The strength of this structural system also means that the new bridge will touch the ground (or foundations in water) in fewer places – 18 as against 57 for the existing bridge. The advantages of this are apparent in an enticing computerized view of the bridge as it touches down in Alexandria's Jones Point Park. The immense structure takes up lots of space – with two spans of six lanes each, it measures more than 250 feet across – but its intrusiveness has been minimized. It does its necessary job with a certain amount of grace.

For these reasons the new Wilson bridge design is a huge aesthetic improvement. Then again, the existing bridge, like its contemporaneous brethren up river, is an exceedingly weak basis for comparison.

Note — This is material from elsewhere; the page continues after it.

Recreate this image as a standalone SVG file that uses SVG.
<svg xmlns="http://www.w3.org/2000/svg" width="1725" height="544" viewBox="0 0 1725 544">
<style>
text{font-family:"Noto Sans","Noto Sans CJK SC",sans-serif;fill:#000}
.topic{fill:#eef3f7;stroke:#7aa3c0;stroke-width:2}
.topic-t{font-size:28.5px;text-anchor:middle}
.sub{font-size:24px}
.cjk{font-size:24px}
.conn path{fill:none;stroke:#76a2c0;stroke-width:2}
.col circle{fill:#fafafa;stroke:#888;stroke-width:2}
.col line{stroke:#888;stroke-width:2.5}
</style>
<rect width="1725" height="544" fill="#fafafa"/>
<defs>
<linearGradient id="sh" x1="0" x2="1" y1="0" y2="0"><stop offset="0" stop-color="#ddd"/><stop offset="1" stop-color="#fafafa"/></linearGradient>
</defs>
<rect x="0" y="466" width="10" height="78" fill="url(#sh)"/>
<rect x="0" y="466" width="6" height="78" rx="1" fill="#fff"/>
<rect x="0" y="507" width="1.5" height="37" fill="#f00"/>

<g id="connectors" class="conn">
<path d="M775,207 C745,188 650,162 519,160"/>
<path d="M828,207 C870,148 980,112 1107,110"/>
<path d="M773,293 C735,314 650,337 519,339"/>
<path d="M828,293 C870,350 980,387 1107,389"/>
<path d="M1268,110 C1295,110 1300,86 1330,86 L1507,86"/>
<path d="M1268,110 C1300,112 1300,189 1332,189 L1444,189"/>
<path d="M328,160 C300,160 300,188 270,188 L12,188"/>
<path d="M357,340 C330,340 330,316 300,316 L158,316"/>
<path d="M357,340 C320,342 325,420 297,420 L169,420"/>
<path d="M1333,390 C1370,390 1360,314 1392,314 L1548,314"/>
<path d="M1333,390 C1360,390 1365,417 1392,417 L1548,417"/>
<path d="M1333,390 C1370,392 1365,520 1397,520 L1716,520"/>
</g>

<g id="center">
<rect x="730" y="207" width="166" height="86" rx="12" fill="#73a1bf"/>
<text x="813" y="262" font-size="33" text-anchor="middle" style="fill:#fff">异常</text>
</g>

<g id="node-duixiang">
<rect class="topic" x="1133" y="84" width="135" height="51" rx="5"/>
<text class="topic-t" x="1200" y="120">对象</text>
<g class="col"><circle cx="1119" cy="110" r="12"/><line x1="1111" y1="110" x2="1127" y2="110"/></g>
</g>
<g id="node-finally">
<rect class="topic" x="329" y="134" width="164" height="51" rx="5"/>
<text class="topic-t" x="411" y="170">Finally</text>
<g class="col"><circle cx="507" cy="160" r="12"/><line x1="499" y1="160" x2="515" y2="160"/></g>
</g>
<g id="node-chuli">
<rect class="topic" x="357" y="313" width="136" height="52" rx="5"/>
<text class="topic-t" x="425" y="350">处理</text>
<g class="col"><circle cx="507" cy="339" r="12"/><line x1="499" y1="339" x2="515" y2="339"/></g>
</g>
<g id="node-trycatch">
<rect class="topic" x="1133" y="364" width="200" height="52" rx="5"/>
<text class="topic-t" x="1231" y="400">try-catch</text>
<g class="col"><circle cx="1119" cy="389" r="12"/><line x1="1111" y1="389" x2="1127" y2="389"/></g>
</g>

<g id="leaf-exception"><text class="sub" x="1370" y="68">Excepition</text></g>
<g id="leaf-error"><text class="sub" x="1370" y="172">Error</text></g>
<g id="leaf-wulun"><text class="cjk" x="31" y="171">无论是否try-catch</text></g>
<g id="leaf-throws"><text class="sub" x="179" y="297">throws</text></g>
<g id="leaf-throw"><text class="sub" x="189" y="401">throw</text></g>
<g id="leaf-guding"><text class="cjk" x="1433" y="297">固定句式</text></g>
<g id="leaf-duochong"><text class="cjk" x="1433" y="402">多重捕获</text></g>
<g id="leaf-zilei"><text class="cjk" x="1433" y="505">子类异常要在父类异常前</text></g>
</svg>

The post-World War II era was a terrible time for bridge building. To be blunt about it, the highway builders back in the '50s and '60s – Wilson Bridge was completed in 1961, the Theodore Roosevelt Memorial Bridge in 1964, the 14th Street spans from 1950 to 1971 – simply did not give a damn about aesthetics. Moving the cars was the obsession, and for about two decades the highway lobby could not be stopped. The ugly Potomac bridges of the time are unfortunate reminders.

The Wilson Bridge is the first of these lamentable postwar spans to become obsolete – an auspicious opportunity. Yet, though the new design is proof that we can do better than we did back then, it also suggests that we are not doing our very best.

Oh, the encouraging words were all there in literature the competitors received. But the 70-foot height limit was a substantial clue that compromise was in the air. In addition to the practical advantage of eliminating the need for a movable span, a higher bridge would have offered important aesthetic opportunities – for more striking views of distant Washington or close-by Old Town Alexandria, for a more dramatic, memorable form.

All the talk about the desirability of arches, and the corresponding suspicion of cable suspension bridges, must have added to the dampening effect. Do not get me wrong. I have nothing against arches. All of the loveliest bridges across the Potomac are indeed arched spans, and those across Rock Creek, as well.

On the other hand, the Wilson Bridge is far enough from the monumental core that a different kind of design would not have been obtrusive. There is no question that some of the best looking new bridges in the world are suspension bridges – there is one in Seville, Spain, that expands your imagination in a futuristic way, and yet somehow complements the ancient city. There are all kinds of beautiful new bridges proving that engineers, even more than architects, can be great dreamers.

So, I am happy that there will be a new Wilson Bridge early in the 21st century, and pleased that the design is as good as it is. But it seems a shame that competitors were not asked to dream the impossible dream this time around – in Washington we often cling too long to ideas about what is good and what is bad, what is permissible and what isn't. For this bridge, figuratively as well as literally, we did not aim high enough.